29 March 2010

Palm Sunday During Wartime

Yesterday I took a walk "around the block" that turned into an eight-mile trek.  I started out late in the afternoon, knowing that there were still a few hours of daylight remaining and the possibility of more rain looming.  But the rain held out until I was literally around the corner from my apartment, and then the soft cascade turned into a torrent literally as I entered the doorway to my building.

Some girls have all the luck, eh?  

My walk took me through past the quiet facades of brick houses.  Inside many of them, families--some consisting of two or three people who may or may not have been related to each other by blood, others that were, in essence, miniature villages--were eating those Sunday meals that are neither lunch nor dinner because they encompass and eclipse both.  Nobody partakes in such a repast if he or she is living alone, and not many young couples or roommates do it.  In other words, it's not for those who "do brunch." The sort of Sunday meal I mean is, almost by definition, a family affair. And, as often as not, it follows said family returning from mass or some other religious gathering--especially one of a Sunday like yesterday, which happened to be Palm Sunday.

Even when the bustle spilled out of doors, the streets were still enveloped in that silence--proscribed and followed as if by some unseen, unheard command--that has sealed the people inside those houses away from the cries that, perhaps, they don't or can't see.  Or, by now those voices may be, as far as most people are concerned, mere background noise, like the shows that blare from their televisions during their meals.   

I first noticed that silence--that of damp Sunday afternoons--some time during my childhood.  It seemed to grow more intense, somehow, a year or so into the USA's invasion of Iraq.  By that time, armed Americans had been plying the valleys of Afghanistan for a few years, though it and the Iraq invasion seemed to have endured for far, far longer.  

Some of the funerals that resulted from those imperialist misadventures have, I'm sure, taken place in some along some of those streets I walked.  I saw more than a few flags and banners--and bumper stickers on the parked cars--that read "Support Our Troops" or "Semper Fi."  
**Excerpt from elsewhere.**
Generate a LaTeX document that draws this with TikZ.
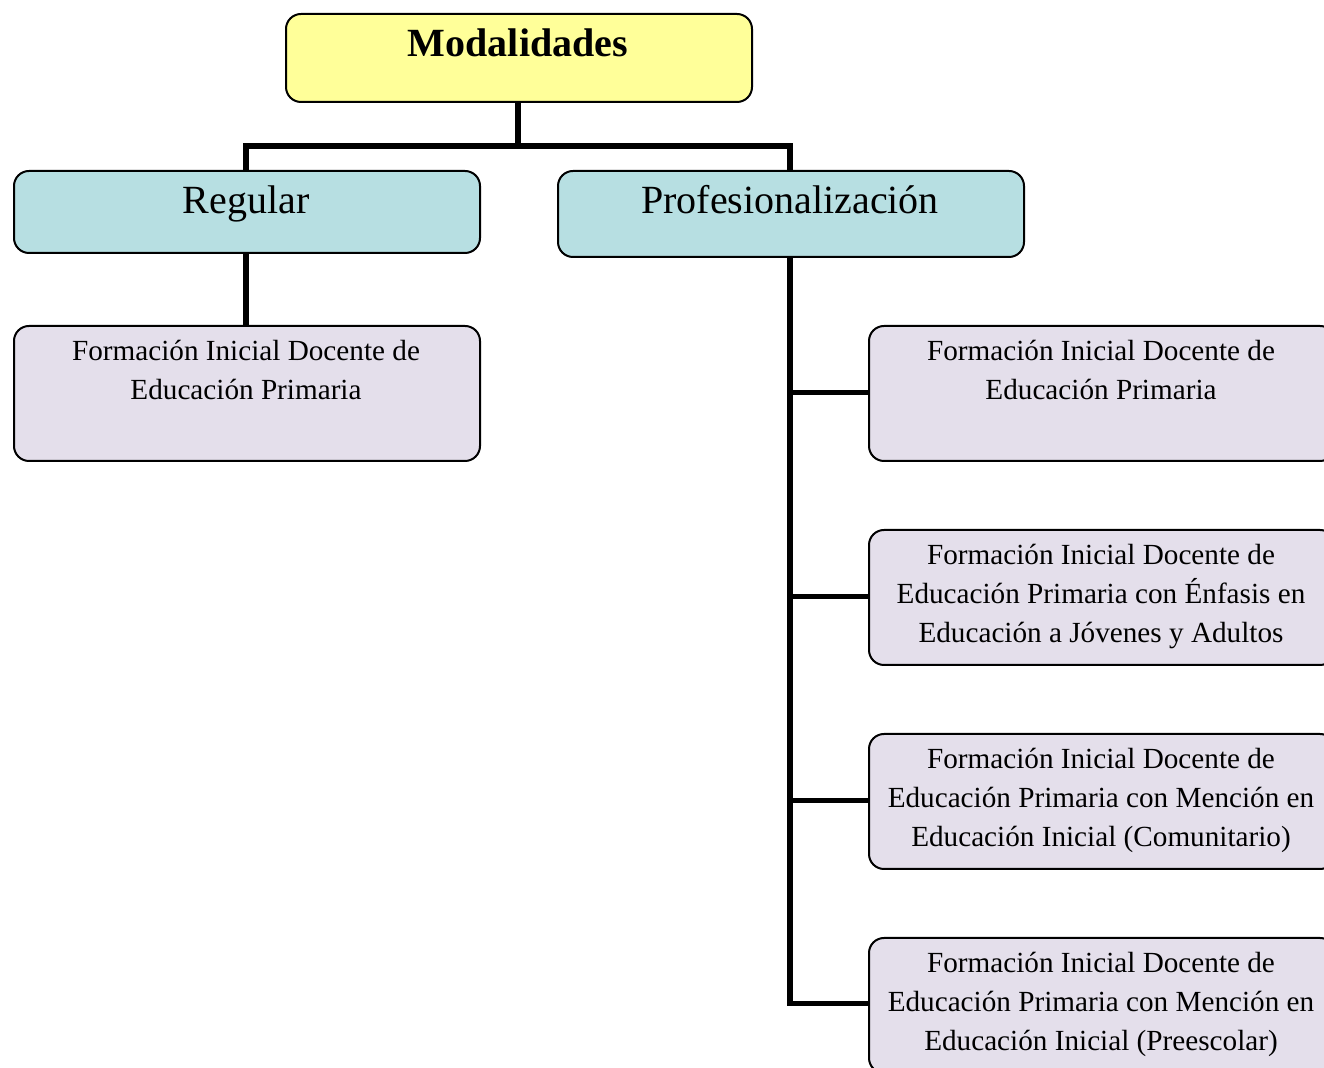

What's interesting is that in those working-class Queens neighborhoods--home to many immigrants, some of whom are Muslims--one doesn't find the more overtly aggressive and violent messages (e.g., the bumper sticker that's a "license" to hunt terrorists and features a photo of Bin Laden with a target drawn over it) one finds in other areas.  Instead, people in the areas I saw today seem to have the idea that by "supporting" the troops (whatever that means) or "remembering" 9/11, they are showing that they are loyal Americans.  Given the political and social climate--and what it could become if the economy worsens--I can understand why they'd feel the need to do that.
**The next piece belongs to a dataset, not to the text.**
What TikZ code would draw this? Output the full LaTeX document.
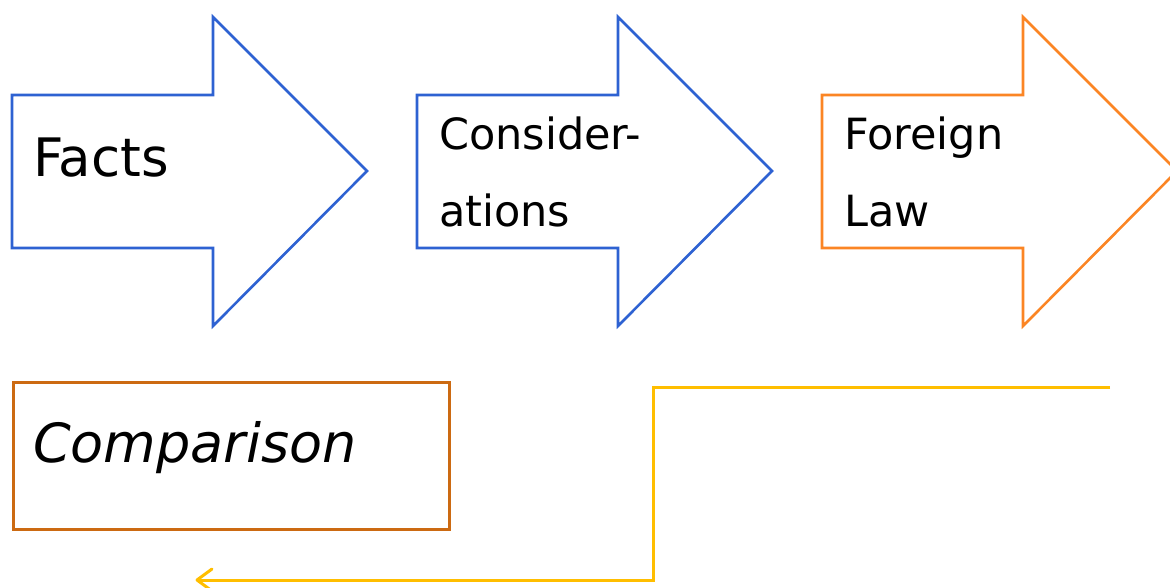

So why am I talking about the wars or immigrants now?  I don't know.  I just got there somehow, just as I somehow ended up four miles from home on my walk yesterday.

Well, all right:  I think about those wars a lot.  The invasion of Iraq started not long after I'd begun to take hormones and was preparing myself to live full-time as Justine.  I recall understanding, for the first time in my life, that invading another country--especially if no citizen of said country has ever done anything to harm any member of the invading country--cannot be anything but an expression, on the part of the invaders, of profound disrespect for people who just happen to be different from themselves.  I understood, for the first time, that up to that point in my life, I had been part of the very structure--even if I were at the bottom-most rung of its ladder and owned almost nothing of its spoils--that not only carries out such invasions, but doesn't see them as such.

Of course, I wasn't thinking that during my walk--at least, not consciously.  There were only the silence of those streets, the dampness of the air and the rhythm of my steps, all of which somehow kept me walking.